Date of Submission
Spring 5-12-2026
Degree Type
Dissertation/Thesis
Degree Name
Bachelor of Architecture
Department
Architecture
Committee Chair/First Advisor
Ameen Farooq
Abstract
Over 110 million people have been forcibly displaced worldwide, confronting architecture with a challenge that extends beyond shelter toward the preservation of cultural continuity, history, and human dignity. This thesis investigates how architecture can function as a living framework for cultural memory rather than a static monument, an active system rather than a filed afterthought.
Palestinians represent one of the longest-standing displaced populations, enduring generations of exile since 1948. Despite fragmentation and loss of homeland, Palestinian identity has persisted through embodied cultural practices: embroidery, music, storytelling, and communal ritual. Cultural memory, this thesis argues, is not preserved through objects alone, but through participation, repetition, and shared experience. Architecture is history itself, a testament that cannot be wholly erased.

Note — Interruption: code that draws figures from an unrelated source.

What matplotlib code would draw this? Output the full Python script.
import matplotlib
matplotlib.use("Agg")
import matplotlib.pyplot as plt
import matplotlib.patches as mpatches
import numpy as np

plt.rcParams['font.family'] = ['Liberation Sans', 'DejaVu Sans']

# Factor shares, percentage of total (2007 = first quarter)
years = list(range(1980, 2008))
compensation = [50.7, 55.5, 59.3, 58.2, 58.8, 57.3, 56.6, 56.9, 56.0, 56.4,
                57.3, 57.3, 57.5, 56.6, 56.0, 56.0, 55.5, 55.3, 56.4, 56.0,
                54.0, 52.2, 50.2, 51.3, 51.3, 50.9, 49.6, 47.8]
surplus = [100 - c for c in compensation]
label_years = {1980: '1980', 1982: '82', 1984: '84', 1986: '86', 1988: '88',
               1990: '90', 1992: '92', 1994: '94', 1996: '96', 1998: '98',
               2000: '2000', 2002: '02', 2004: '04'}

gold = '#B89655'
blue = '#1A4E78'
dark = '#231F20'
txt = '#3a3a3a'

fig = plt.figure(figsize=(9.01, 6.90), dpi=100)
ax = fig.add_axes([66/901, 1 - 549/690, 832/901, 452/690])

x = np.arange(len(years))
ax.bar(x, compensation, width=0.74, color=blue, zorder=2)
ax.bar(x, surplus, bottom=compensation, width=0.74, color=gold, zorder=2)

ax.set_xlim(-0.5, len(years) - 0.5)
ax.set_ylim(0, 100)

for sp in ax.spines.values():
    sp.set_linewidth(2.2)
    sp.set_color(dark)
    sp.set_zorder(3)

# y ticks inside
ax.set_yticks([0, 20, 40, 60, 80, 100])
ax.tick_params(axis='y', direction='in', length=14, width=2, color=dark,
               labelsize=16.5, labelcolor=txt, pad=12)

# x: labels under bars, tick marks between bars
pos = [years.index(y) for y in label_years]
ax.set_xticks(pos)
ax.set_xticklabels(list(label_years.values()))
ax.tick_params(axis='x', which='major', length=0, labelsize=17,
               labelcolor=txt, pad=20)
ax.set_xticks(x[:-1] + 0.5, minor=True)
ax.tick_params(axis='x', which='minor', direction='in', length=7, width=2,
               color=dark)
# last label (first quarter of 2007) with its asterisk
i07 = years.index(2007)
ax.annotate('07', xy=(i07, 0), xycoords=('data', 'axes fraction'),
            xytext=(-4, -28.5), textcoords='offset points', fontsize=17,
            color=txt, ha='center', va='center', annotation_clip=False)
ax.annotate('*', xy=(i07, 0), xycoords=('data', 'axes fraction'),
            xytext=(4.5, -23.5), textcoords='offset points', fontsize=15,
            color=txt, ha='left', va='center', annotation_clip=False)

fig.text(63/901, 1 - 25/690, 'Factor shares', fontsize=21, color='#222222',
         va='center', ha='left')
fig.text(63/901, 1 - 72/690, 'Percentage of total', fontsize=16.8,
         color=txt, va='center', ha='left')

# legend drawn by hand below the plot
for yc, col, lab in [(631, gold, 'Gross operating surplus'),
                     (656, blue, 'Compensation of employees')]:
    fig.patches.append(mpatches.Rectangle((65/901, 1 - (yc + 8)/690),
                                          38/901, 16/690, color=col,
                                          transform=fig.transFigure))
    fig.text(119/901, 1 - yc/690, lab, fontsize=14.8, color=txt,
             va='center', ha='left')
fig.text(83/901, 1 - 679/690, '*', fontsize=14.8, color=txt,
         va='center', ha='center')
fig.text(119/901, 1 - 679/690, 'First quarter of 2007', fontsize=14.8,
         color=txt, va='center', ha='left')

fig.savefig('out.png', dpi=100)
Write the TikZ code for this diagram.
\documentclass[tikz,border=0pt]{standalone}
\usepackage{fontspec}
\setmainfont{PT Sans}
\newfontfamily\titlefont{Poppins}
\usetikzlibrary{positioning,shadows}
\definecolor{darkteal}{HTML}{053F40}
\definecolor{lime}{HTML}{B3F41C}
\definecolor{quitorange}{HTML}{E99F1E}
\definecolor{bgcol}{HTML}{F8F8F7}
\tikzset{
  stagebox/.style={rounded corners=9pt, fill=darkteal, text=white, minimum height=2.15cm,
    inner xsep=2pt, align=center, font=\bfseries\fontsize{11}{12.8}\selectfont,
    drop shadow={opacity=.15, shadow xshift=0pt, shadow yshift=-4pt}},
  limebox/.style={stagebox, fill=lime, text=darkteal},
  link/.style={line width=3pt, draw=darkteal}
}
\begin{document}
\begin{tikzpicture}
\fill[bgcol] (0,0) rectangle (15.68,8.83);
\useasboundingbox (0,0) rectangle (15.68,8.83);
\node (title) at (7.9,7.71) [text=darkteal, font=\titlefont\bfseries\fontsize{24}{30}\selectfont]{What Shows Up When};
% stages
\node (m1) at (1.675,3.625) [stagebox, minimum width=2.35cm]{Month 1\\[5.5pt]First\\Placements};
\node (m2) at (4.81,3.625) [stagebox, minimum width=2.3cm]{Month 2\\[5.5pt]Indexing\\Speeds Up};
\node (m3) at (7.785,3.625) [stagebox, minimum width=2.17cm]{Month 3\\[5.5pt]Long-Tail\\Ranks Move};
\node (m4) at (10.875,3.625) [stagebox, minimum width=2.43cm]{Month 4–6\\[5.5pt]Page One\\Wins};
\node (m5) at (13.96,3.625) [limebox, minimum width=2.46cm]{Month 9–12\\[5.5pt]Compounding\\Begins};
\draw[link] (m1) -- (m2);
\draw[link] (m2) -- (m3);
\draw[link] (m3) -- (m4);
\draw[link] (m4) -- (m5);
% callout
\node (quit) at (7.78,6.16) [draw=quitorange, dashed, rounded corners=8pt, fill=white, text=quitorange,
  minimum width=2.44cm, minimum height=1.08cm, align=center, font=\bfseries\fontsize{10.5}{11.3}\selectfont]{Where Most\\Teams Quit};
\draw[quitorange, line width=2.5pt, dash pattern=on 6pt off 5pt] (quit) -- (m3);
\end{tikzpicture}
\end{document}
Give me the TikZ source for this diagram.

Enduring Identity proposes a Peace and Cultural Center in Amman, Jordan, a city serving as both refuge and cultural threshold. Conceived as a living archive, the center sustains culture through making, teaching, performing, and dialogue. Spaces for craft workshops, storytelling courts, performance terraces, and communal gathering transform intangible heritage into spatial experience, allowing memory to evolve without fossilization.
Structured around five objectives, Preserve Memory, Activate Culture, Foster Dialogue, Educate Future Generations, and Living Archive, the project establishes a transferable framework applicable to displaced communities worldwide. By positioning architecture as both archive and stage, the thesis reframes exile as a site of cultural production rather than erasure.
Architecture alone may be bricks and mortar, but the memory it holds is monumental.